Der Bildungsministerin Anette Schavan wird vorgeworfen, sie habe in ihrer Promotionsarbeit zitiert ohne dies kenntlich gemacht zu haben. So ein Gutachten über die Arbeit, dass Medien zu gespielt wurde. Die CDU-Politikerin hatte selbst die Universität Düsseldorf mit der Prüfung beauftragt. Sie erfuhr durch die Medien von den Vorwürfen.

Von Jürgen König | 15.10.2012
    Durch eine Indiskretion wurde das Gutachten bekannt; vermutlich aus dem Promotionsausschuss heraus wurde das als vertraulich eingestufte Papier dem "Spiegel" und der "Süddeutschen Zeitung" zugeleitet. Eine "leitende Täuschungsabsicht" sei zu erkennen, so zitiert der "Spiegel" den Gutachter Stefan Rohrbacher, er ist der Vorsitzende des Promotionsausschusses der Philosophischen Fakultät der Universität Düsseldorf.

    Eine "leitende Täuschungsabsicht": und zwar "nicht nur angesichts der allgemeinen Muster des Gesamtbildes, sondern auch aufgrund der spezifischen Merkmale einer signifikanten Mehrzahl von Befundstellen". Auf 60 Seiten der erziehungswissenschaftlichen Doktorarbeit von 351 Seiten habe Annette Schavan Originalquellen zitiert, ohne sie als Zitate kenntlich zu machen. Angeführt wird – zum Beispiel – eine Seite, die "in ihrem ersten Drittel vollständig aus wörtlich übernommenen oder (ohne erkennbaren sprachlichen oder inhaltlichen Gewinn) abgewandelten Fragmenten" eines Textes des Soziologen Niklas Luhmann bestehe, nur vereinzelt jedoch habe sie die Stellen als fremdes Gedankengut kenntlich gemacht. Von "übernommenen Textausschnitten" ist die Rede, von "Collage-Technik" – ein vernichtendes Urteil. "Es trifft mich" – so wird Annette Schavan in der "Süddeutschen Zeitung" zitiert, und als ob ihre gesamte geistige Existenz infrage gestellt worden sei, fährt sie fort: "Es trifft mich im Kern.
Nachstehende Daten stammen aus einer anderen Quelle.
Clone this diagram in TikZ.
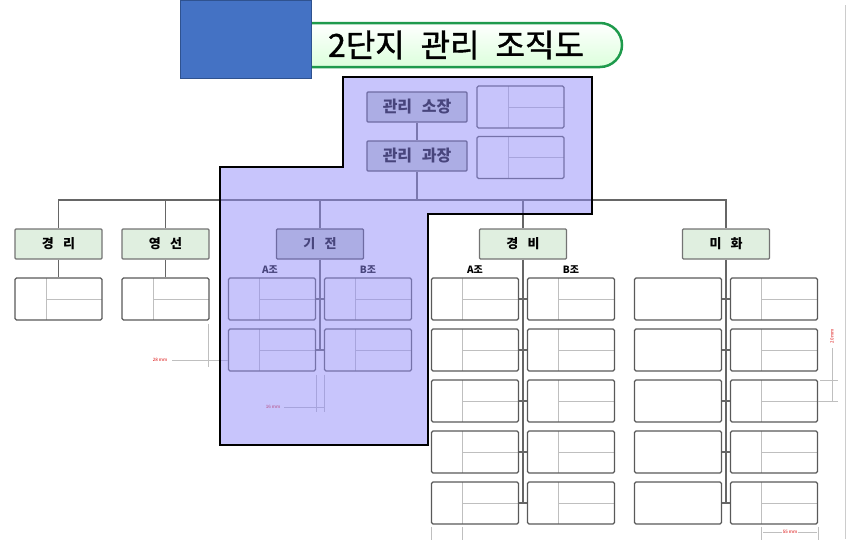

Es trifft den Kern von dem, was mir wichtig ist." Jede Täuschungsabsicht weist Annette Schavan "entschieden zurück" – und nennt es im Übrigen einen "bemerkenswerten Vorgang", von der "Existenz des Gutachtens" nicht durch die Universität, sondern aus der Presse erfahren zu haben. Die Indiskretion dürfte Annette Schavan verletzt haben: Sie hatte selber die Universität mit der Prüfung ihrer Arbeit beauftragt, hatte seither zum Thema eisern geschwiegen, hatte Ende Mai noch gesagt:

    "Ich kann wirklich gut verstehen, dass Sie von mir mal gerne was hören würden. Ich sage aber heute nichts anderes als in den Wochen zuvor und in den Wochen bis Düsseldorf fertig ist. Aus Respekt vor der Wissenschaft - und dann können wir ganz viel darüber sprechen."

    "Bis Düsseldorf fertig ist ... " am Mittwoch soll das sein: Dann will der Promotionsausschuss beraten und eine Empfehlung aussprechen, der der Fakultätsrat der Universität dann in seiner Entscheidung über eine mögliche Aberkennung des Doktortitels folgen kann – oder auch nicht. Eigentümlich ist, dass – entgegen den Gepflogenheiten - die Betroffene vom Promotionsausschuss noch kein einziges Mal gehört wurde und: dass nur ein Gutachter die Arbeit geprüft hat, der noch dazu kein Erziehungswissenschaftler ist, sondern ein Judaist. Dass ein zweites Gutachten in Auftrag gegeben wird, ist denkbar, aber wenig wahrscheinlich.

    Für den Fall, dass Annette Schavan der Doktortitel aberkannt werden sollte, forderte der bildungspolitische Sprecher der SPD, Ernst-Dieter Rossmann, ihren Rücktritt; Renate Künast von den Grünen sieht die "Glaubwürdigkeit, die man für eine gute Amtsführung braucht", schon als "verloren" an. Regierungssprecher Steffen Seibert dazu heute Vormittag:

    "Der Promotionsausschuss der Universität Düsseldorf setzt sich seinen eigenen Zeitplan; die Bundesministerin hat ihr Recht auf Stellungnahme und wann diese Stellungnahme abgegeben wird, das wird sie mit dem Promotionsausschuss klären. Ich hab gesagt, dass Frau Schavan eine erfolgreiche, hervorragende Ministerin ist, die Bundeskanzlerin hat volles Vertrauen zu ihr."

    Die Universität Düsseldorf will sich im Moment nicht äußern. Auf Anfrage wurde mitgeteilt, die Philosophische Fakultät befinde sich noch im laufenden Verfahren; weiter hieß es, die zuständigen Organe und Gremien dieses Verfahrens hätten "zu keiner Zeit öffentlich Stellungnahmen abgegeben oder sich an Spekulationen beteiligt" und würden es auch weiterhin nicht tun. Dass das vertrauliche Gutachten bereits auf dem Markt ist, erwähnte die Hochschule mit keinem Wort.